Desperate times call for desperate measures – that’s how political experts describe the Democratic Alliance’s (DA’s) move to consider deploying the party’s federal leader, Mmusi Maimane, as Western Cape premier.
The party’s fear of losing the Western Cape is why it may take this route. The DA wants to use Maimane’s leadership clout to stop a possible takeover of the Western Cape by the ANC in 2019.
Maimane’s spokesperson, Portia Adams, said this was “not a done deal”, but Maimane was being proposed as one the options being discussed by the party.
“Yes, the leader is discussing this matter. He is having extensive discussions with various structures, including the selection panel and the federal executive. Nothing is confirmed yet,” Adams said.
She said the name of the Western Cape premiership candidate would be announced tomorrow. There were still a number of Western Cape-based candidates being considered.
“There is no premier candidate as yet. There is a rigorous process to select that candidate,” Adams said.
But political analysts said there was a high possibility Maimane would be the candidate as a strategic move to counter the ANC in the province.
Political analyst Susan Booysen said the DA was calculating its fortunes after polls indicated that the ANC might be able to hold on to Gauteng in 2019 due to the weak opposition in the province.
“The DA in the Western Cape still has the best chance of still being in government.

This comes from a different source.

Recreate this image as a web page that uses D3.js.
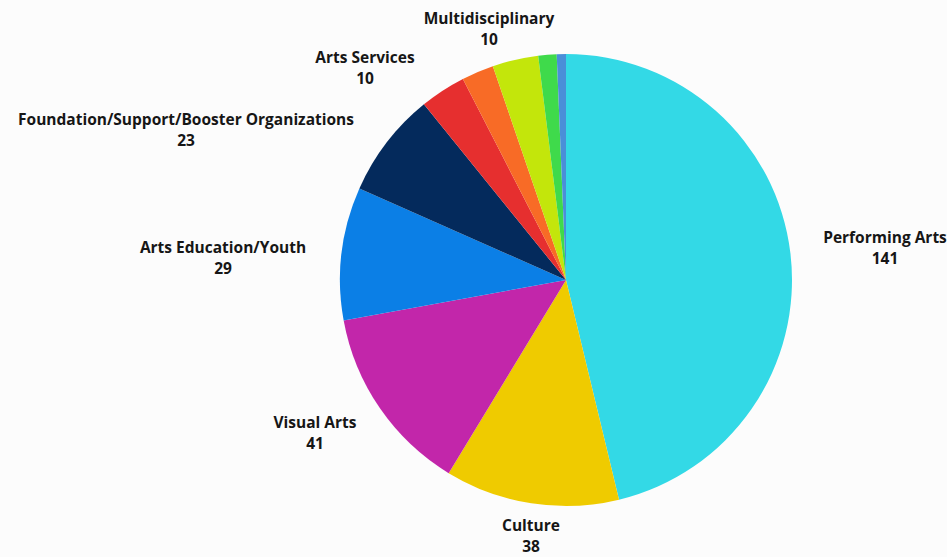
<!DOCTYPE html>
<html>
<head>
<meta charset="utf-8">
<script src="https://cdn.jsdelivr.net/npm/d3@7"></script>
<style>
  body { margin: 0; background: #fcfcfc; }
  text { font-family: "Open Sans", sans-serif; font-weight: 700; fill: #161616; }
</style>
</head>
<body>
<div id="chart"></div>
<script>
// chart data, clockwise from 12 o'clock
var categories = ["Performing Arts", "Culture", "Visual Arts", "Arts Education/Youth",
  "Foundation/Support/Booster Organizations", "Arts Services", "Other A",
  "Multidisciplinary", "Other B", "Other C"];
var values = [141, 38, 41, 29, 23, 10, 7, 10, 4, 2];
var showLabel = [true, true, true, true, true, true, false, true, false, false];
var colors = ["#33d9e6", "#efcb00", "#c226aa", "#0b7fe6", "#042a5c",
  "#e62f2f", "#f86b26", "#c3e60b", "#3fda4b", "#4a8fd8"];

// label anchor points (centre of the first line)
var labelPos = {
  "Performing Arts": [885, 243],
  "Culture": [531, 531],
  "Visual Arts": [315, 428],
  "Arts Education/Youth": [223, 253],
  "Foundation/Support/Booster Organizations": [186, 125],
  "Arts Services": [365, 63],
  "Multidisciplinary": [489, 24]
};

var svgWidth = 947;
var svgHeight = 557;
var cx = 566, cy = 280, radius = 226;

var svg = d3.select("#chart")
  .append("svg")
  .attr("width", svgWidth)
  .attr("height", svgHeight);

var data = categories.map(function(c, i) {
  return { name: c, value: values[i], color: colors[i], label: showLabel[i] };
});

var pie = d3.pie()
  .value(d => d.value)
  .sort(null);

var arc = d3.arc()
  .innerRadius(0)
  .outerRadius(radius);

var pieGroup = svg.append("g")
  .attr("transform", `translate(${cx}, ${cy})`);

pieGroup.selectAll("path")
  .data(pie(data))
  .enter()
  .append("path")
  .attr("d", arc)
  .attr("fill", d => d.data.color);

// labels: name on first line, value below
var labels = svg.selectAll("g.label")
  .data(data.filter(d => d.label))
  .enter()
  .append("g")
  .attr("class", "label")
  .attr("transform", d => `translate(${labelPos[d.name][0]}, ${labelPos[d.name][1]})`);

labels.append("text")
  .attr("text-anchor", "middle")
  .attr("font-size", "15.5px")
  .text(d => d.name);

labels.append("text")
  .attr("text-anchor", "middle")
  .attr("y", 21)
  .attr("font-size", "15.5px")
  .text(d => d.value);
</script>
</body>
</html>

That the polls show the ANC was doing well in the Western Cape currently is a source of worry for the DA, so they feel they might need their national leader to lead their campaign there,” Booysen said.

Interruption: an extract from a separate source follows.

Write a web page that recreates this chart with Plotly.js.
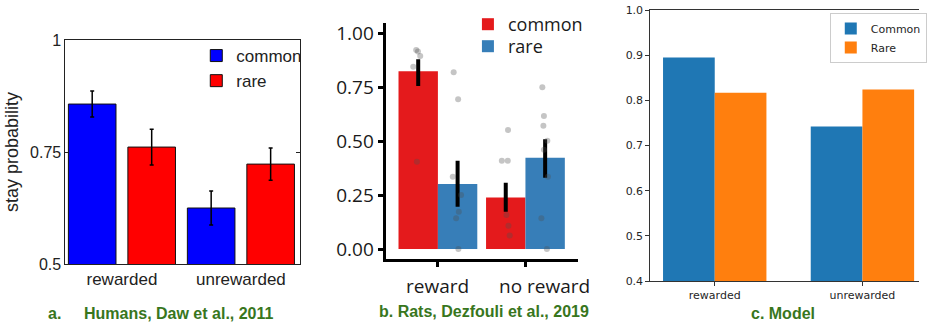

Another analyst, Daniel Silke, said a redeployment of Maimane was a desperate measure by the party to stay in power. It was also an admission that Maimane could not muster enough strength to drop the ANC support down to below 50% votes in 2019.

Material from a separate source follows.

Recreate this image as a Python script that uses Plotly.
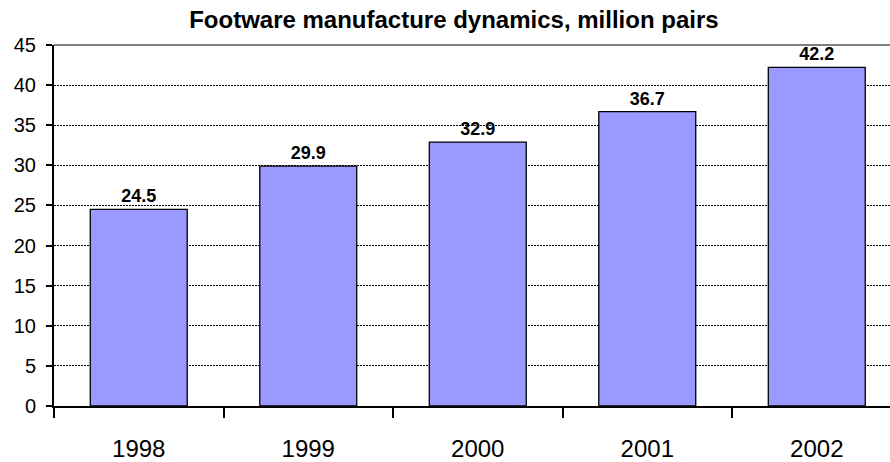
import plotly.graph_objects as go

years = ["1998", "1999", "2000", "2001", "2002"]
values = [24.5, 29.9, 32.9, 36.7, 42.2]
labels = ["24.5", "29.9", "32.9", "36.7", "42.2"]
y_ticks = [0, 5, 10, 15, 20, 25, 30, 35, 40, 45]

FONT = "Liberation Sans, Arial, sans-serif"

fig = go.Figure()
fig.add_trace(go.Bar(
    x=years, y=values, text=labels, textposition="outside",
    textfont=dict(family=FONT, size=18, color="black", weight="bold"),
    marker=dict(color="#9999FF", line=dict(color="black", width=1.3)),
    width=0.572, cliponaxis=False,
))

fig.update_layout(
    width=890, height=462,
    margin=dict(l=54, r=0, t=45, b=53),
    plot_bgcolor="white", paper_bgcolor="white",
    showlegend=False,
    font=dict(family=FONT, color="black"),
    title=dict(text="<b>Footware manufacture dynamics, million pairs</b>",
               x=0.51, xref="container", xanchor="center",
               y=0.958, yref="container", yanchor="middle",
               font=dict(family=FONT, size=24, color="black")),
    xaxis=dict(type="category", range=[-0.5, 4.432],
               showline=True, linecolor="black", linewidth=2,
               ticks="outside", tickson="boundaries", ticklen=10, tickwidth=2,
               tickcolor="black", showgrid=False,
               tickfont=dict(family=FONT, size=24, color="black"),
               ticklabelstandoff=20),
    yaxis=dict(range=[0, 45], tickvals=y_ticks,
               showline=True, linecolor="black", linewidth=2,
               ticks="outside", ticklen=6, tickwidth=2, tickcolor="black",
               showgrid=True, gridcolor="black", gridwidth=1, griddash="2px,1px",
               zeroline=False,
               tickfont=dict(family=FONT, size=20, color="black"),
               ticklabelstandoff=6),
    bargap=0.428,
)

fig.add_shape(type="line", xref="paper", yref="paper", x0=0, x1=1, y0=1, y1=1,
              line=dict(color="#808080", width=2), layer="above")

fig.write_html("out.html")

Booysen said that, to the DA, the Western Cape was more important than national government, where they felt they had no chance of winning, for the time being. They would rather fight to keep the power they had than fight for the power they couldn’t win.
If Maimane were to stand as Western Cape premier, the party would scurry around for someone strong enough to challenge Ramaphosa.
It would have to field leaders such as federal council chair James Selfe or party chief whip John Steenhuisen.